> **Task brief**:
Print exactly the lines that run from the line containing "Write a component" to the line containing "YAxis, CartesianGrid, ReferenceLine", both included, and nothing else; pictures stay out.

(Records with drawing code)
+ + + +

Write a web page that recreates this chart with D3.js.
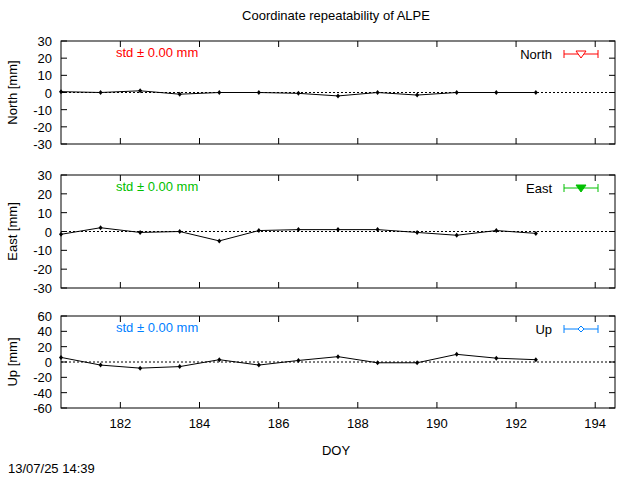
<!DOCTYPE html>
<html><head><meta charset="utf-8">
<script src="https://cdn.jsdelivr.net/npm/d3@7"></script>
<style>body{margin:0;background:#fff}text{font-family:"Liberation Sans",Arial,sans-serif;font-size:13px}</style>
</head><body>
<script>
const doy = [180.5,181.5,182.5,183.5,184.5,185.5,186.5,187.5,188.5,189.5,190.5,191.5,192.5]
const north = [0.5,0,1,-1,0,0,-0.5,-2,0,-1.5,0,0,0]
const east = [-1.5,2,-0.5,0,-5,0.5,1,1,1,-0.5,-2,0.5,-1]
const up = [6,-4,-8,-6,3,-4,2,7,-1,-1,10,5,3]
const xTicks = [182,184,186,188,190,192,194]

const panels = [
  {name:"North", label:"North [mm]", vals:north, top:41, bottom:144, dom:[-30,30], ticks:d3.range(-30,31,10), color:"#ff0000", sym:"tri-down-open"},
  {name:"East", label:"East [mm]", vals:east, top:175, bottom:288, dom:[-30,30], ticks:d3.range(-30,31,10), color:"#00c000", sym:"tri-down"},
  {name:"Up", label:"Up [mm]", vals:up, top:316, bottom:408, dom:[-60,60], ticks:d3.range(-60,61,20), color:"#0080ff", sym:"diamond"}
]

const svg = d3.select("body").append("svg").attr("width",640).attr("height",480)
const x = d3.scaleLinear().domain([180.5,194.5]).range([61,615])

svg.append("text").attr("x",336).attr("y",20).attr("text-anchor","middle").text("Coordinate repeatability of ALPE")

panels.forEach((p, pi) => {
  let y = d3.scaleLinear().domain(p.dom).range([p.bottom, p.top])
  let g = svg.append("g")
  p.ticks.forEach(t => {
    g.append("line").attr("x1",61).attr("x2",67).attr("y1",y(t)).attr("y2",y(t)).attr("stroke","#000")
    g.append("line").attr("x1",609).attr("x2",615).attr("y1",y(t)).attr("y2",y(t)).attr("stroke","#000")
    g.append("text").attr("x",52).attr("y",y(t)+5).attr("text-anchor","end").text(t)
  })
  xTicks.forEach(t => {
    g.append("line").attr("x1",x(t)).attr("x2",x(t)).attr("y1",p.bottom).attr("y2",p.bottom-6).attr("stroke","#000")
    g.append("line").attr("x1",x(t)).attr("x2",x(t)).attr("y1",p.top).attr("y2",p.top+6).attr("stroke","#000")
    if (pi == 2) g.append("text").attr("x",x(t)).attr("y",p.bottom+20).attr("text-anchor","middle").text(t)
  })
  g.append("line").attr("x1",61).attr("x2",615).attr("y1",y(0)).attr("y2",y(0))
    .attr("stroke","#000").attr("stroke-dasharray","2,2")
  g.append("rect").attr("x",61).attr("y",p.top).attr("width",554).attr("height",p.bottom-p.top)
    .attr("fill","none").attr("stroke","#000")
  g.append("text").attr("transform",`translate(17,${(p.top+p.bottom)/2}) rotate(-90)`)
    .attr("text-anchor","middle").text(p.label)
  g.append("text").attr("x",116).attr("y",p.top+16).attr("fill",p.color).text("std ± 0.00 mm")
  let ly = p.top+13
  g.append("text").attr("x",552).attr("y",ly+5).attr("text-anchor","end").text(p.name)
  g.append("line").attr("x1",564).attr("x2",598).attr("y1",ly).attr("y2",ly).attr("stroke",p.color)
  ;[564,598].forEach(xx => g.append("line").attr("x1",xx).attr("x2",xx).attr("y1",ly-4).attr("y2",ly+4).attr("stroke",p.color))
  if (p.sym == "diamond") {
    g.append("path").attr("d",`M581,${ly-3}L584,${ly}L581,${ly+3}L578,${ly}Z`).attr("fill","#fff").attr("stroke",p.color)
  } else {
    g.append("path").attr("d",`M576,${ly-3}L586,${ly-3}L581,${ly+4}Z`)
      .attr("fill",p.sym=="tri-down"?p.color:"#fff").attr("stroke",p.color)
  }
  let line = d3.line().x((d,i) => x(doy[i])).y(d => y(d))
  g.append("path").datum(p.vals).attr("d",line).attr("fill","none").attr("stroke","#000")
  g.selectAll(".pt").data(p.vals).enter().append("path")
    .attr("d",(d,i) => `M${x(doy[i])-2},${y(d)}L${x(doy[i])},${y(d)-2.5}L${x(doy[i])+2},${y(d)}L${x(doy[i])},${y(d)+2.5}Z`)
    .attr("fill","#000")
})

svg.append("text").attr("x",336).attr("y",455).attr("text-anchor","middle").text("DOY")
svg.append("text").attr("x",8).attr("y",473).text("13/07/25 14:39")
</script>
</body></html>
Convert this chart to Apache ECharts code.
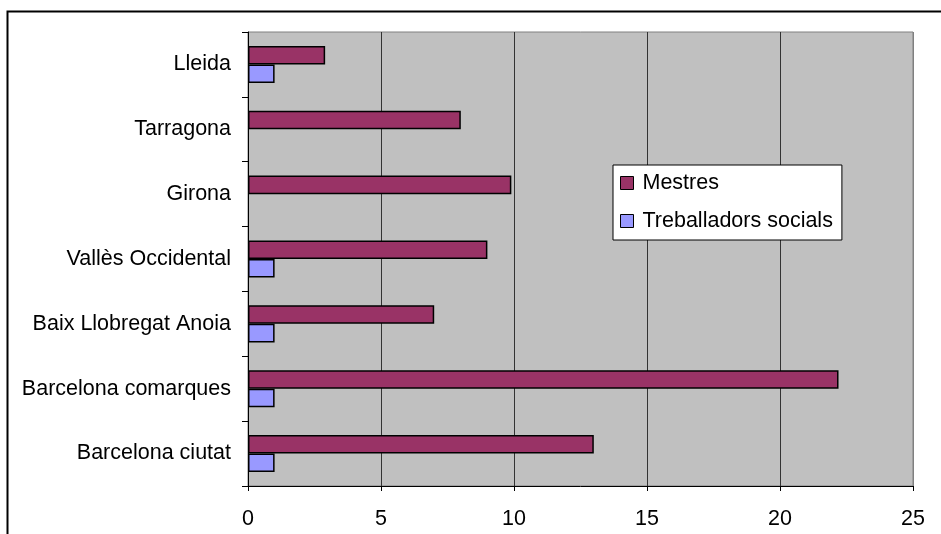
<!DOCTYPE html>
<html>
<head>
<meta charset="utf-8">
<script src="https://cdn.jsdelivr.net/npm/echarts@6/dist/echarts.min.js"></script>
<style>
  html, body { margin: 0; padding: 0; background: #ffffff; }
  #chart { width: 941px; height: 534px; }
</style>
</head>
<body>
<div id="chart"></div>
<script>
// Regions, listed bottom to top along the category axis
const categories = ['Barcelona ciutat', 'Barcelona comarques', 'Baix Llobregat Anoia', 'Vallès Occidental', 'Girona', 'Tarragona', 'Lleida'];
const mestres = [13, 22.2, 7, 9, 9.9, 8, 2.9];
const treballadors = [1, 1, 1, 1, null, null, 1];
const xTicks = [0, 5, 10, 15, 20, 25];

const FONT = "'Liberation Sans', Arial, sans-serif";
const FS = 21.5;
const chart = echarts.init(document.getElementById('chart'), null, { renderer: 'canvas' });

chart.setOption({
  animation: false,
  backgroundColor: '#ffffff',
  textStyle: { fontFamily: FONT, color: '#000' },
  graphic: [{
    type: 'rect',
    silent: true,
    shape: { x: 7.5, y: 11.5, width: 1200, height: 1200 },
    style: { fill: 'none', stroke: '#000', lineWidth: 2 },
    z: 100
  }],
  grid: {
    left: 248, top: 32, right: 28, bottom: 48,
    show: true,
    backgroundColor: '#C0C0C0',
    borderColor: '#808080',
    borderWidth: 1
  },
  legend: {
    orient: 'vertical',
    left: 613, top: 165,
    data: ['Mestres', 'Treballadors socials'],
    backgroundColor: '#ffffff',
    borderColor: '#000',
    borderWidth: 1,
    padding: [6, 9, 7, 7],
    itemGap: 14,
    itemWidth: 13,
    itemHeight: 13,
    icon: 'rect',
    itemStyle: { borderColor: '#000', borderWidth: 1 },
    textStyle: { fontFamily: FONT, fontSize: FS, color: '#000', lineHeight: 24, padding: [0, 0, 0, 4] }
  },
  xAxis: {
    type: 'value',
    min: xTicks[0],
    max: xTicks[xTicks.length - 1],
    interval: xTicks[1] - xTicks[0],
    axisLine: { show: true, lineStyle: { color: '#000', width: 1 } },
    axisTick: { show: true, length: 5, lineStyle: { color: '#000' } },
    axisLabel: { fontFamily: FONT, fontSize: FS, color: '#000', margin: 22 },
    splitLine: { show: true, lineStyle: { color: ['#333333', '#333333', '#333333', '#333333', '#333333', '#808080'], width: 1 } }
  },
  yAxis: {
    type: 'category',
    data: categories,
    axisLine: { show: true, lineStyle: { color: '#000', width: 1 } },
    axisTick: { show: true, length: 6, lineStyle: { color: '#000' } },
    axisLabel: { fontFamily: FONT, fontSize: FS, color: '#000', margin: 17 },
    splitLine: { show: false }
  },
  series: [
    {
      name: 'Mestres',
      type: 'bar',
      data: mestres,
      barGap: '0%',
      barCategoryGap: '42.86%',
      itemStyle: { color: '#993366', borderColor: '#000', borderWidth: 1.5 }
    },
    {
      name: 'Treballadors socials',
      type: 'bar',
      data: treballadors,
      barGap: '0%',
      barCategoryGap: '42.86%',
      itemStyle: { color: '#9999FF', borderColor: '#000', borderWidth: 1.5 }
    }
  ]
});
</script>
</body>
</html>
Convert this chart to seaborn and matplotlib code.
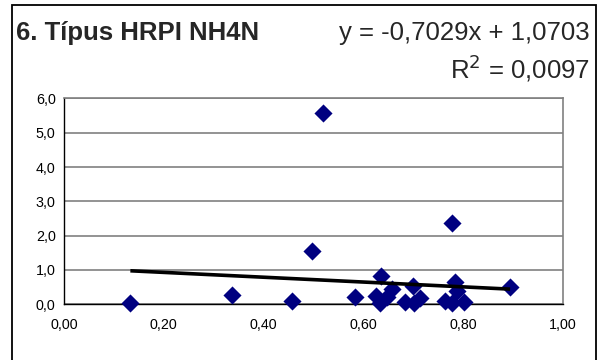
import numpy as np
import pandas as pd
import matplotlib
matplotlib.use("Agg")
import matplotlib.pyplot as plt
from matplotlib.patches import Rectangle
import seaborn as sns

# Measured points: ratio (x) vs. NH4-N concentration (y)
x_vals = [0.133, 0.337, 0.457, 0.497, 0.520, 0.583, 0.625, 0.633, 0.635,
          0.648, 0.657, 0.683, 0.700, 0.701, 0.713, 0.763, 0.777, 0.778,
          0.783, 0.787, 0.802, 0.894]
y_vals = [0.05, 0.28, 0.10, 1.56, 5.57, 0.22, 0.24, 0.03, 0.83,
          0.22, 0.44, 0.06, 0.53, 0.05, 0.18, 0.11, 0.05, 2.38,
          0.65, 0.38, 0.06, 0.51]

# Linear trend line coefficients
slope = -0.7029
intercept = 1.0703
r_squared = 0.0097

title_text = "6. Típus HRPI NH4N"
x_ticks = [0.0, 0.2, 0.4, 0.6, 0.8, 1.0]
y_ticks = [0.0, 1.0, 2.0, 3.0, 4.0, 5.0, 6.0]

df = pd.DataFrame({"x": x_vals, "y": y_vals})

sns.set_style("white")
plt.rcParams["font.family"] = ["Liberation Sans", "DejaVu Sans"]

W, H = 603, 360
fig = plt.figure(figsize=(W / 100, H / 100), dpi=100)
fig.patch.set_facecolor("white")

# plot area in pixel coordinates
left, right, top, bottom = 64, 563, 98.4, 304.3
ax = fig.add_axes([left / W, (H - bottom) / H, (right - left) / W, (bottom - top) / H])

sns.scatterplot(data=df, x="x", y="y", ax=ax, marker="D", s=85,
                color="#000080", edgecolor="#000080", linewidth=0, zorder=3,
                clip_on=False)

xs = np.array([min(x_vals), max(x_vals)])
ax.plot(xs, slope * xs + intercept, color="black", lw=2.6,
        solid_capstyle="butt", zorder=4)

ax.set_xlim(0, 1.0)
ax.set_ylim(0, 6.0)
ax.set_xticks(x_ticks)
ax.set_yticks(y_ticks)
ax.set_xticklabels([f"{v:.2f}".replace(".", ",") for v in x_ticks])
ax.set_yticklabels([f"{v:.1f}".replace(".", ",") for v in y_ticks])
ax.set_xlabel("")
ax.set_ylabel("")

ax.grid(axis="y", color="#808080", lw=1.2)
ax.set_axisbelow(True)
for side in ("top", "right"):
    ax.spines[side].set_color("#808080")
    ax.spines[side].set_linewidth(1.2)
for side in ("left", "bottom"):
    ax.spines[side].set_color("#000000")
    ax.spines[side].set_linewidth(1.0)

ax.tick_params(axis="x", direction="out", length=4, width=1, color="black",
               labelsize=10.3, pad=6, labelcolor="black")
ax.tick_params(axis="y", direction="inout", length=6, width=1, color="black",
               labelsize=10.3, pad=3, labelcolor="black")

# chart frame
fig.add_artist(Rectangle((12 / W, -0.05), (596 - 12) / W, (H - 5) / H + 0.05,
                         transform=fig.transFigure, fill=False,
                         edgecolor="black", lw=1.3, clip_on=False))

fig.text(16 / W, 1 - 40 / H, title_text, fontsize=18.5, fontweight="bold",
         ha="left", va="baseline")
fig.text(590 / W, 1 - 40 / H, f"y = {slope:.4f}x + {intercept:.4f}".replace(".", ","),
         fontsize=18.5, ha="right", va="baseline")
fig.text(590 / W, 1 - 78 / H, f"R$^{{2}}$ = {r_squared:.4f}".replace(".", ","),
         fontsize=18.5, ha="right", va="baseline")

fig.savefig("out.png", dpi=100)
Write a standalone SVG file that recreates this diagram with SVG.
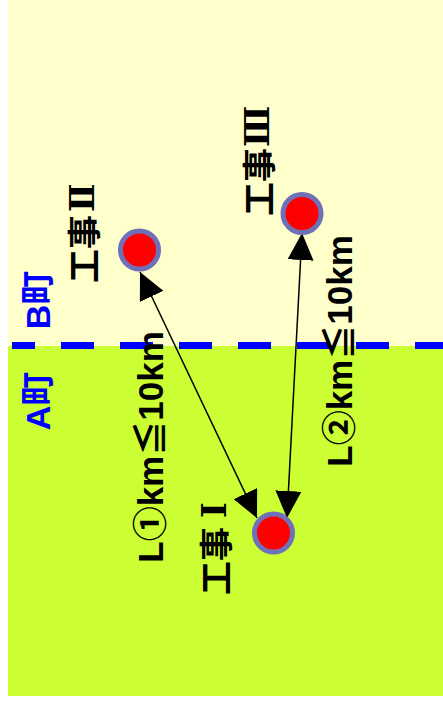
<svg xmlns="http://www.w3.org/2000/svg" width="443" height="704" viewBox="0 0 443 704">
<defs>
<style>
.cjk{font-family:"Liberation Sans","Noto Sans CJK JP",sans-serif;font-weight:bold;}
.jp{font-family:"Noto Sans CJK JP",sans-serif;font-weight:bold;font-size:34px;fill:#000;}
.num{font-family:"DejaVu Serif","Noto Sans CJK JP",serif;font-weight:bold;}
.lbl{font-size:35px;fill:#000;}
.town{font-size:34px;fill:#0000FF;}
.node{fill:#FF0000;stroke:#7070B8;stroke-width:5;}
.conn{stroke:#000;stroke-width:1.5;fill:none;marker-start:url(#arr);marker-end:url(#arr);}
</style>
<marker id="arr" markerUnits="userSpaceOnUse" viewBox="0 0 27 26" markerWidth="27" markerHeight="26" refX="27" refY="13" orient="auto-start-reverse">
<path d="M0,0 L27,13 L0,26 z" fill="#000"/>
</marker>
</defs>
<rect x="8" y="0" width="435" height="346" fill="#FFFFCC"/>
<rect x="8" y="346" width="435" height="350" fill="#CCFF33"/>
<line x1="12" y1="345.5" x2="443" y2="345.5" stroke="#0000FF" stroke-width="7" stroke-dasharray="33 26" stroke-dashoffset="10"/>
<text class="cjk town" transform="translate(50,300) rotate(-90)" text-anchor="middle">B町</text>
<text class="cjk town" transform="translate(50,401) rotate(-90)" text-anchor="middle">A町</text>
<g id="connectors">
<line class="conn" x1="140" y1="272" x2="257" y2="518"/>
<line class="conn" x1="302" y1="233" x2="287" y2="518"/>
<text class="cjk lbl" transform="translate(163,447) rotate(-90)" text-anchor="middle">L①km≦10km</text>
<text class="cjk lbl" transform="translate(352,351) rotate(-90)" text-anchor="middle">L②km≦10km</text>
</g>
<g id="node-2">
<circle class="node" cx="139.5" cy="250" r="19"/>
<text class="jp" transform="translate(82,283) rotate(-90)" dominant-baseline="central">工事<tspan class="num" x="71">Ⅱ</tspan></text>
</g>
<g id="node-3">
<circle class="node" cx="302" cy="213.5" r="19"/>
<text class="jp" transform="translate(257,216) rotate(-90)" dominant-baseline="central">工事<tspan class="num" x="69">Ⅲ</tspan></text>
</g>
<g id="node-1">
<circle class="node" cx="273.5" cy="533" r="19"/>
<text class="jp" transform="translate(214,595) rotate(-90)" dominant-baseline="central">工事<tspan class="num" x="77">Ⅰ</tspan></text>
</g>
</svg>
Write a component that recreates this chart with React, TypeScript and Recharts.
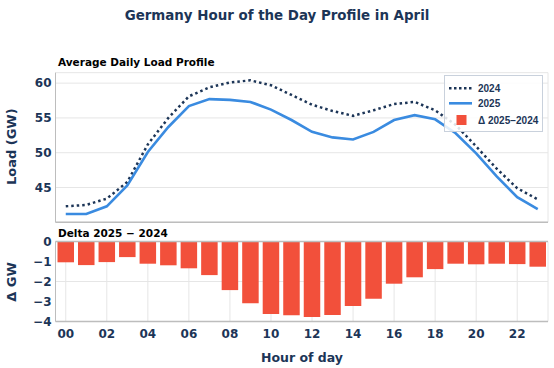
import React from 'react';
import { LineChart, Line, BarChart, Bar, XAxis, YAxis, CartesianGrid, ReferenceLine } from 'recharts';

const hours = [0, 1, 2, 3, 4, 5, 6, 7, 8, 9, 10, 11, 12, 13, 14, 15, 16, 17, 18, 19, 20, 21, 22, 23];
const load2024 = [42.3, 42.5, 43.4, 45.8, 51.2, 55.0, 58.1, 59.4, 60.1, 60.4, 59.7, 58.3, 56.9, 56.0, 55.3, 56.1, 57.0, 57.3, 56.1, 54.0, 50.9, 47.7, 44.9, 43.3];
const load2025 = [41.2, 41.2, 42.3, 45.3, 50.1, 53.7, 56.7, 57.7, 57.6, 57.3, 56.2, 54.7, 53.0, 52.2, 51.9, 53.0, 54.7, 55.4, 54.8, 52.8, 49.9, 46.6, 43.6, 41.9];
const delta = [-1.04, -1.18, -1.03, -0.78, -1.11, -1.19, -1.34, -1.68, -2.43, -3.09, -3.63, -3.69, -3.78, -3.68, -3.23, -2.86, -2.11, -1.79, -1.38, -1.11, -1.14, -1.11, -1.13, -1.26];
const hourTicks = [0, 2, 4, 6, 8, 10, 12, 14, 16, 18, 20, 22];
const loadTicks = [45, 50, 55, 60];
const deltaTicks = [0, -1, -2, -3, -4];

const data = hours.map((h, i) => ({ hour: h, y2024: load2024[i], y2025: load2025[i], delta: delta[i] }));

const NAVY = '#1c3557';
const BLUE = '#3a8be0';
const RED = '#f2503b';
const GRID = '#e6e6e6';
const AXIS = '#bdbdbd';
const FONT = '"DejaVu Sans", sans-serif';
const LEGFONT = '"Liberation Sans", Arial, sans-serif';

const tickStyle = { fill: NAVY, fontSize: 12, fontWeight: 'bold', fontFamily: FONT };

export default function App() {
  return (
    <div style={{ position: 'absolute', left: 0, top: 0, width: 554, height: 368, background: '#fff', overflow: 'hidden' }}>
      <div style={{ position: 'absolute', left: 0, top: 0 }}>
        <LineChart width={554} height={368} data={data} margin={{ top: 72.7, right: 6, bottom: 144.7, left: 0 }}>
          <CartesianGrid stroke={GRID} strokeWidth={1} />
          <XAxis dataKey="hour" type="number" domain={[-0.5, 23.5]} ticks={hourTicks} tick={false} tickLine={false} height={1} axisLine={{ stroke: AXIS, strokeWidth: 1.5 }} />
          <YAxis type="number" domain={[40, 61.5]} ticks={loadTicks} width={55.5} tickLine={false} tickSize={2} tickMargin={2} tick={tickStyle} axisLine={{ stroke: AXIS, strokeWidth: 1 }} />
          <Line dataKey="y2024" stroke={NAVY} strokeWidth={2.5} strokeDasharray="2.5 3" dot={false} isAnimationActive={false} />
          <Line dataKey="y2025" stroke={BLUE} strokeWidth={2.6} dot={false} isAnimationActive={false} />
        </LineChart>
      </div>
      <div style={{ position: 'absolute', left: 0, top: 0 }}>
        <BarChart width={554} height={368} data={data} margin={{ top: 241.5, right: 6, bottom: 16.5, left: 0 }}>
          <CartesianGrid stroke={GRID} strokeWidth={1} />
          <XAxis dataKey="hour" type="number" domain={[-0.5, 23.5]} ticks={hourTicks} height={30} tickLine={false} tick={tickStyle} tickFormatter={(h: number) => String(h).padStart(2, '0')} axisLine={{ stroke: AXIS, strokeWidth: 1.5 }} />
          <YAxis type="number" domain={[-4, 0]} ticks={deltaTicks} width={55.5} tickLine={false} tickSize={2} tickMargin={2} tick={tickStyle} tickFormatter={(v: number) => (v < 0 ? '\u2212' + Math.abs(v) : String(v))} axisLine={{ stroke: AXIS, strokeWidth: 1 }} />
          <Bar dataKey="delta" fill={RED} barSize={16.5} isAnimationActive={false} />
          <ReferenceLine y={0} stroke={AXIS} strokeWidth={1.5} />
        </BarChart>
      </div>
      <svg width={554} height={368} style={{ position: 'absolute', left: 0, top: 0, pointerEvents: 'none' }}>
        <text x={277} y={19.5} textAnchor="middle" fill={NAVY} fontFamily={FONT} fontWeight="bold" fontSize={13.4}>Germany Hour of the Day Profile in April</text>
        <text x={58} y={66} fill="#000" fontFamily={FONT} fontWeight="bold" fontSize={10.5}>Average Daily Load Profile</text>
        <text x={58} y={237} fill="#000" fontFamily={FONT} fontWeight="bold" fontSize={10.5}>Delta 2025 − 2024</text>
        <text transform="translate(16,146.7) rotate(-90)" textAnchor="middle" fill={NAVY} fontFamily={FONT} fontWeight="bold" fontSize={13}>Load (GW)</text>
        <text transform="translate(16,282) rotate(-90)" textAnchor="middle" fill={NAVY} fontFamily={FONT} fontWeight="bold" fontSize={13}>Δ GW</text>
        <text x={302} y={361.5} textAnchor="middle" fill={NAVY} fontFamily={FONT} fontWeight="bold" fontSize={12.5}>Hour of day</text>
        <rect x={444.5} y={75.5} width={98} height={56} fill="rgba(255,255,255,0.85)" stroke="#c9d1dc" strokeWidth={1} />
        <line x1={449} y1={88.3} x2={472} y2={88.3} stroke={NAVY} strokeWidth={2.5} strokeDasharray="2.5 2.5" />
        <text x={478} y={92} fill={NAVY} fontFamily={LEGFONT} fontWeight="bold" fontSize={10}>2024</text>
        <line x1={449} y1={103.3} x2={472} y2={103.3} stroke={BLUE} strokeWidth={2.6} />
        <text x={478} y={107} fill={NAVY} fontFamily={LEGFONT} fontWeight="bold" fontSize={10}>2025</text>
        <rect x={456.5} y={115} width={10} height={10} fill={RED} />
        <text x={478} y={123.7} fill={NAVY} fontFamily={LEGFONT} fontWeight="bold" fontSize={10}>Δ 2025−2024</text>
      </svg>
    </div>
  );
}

+ + + +

> **Task output**:
Write a component that recreates this chart with React, TypeScript and Recharts.
import React from 'react';
import { LineChart, Line, BarChart, Bar, XAxis, YAxis, CartesianGrid, ReferenceLine } from 'recharts';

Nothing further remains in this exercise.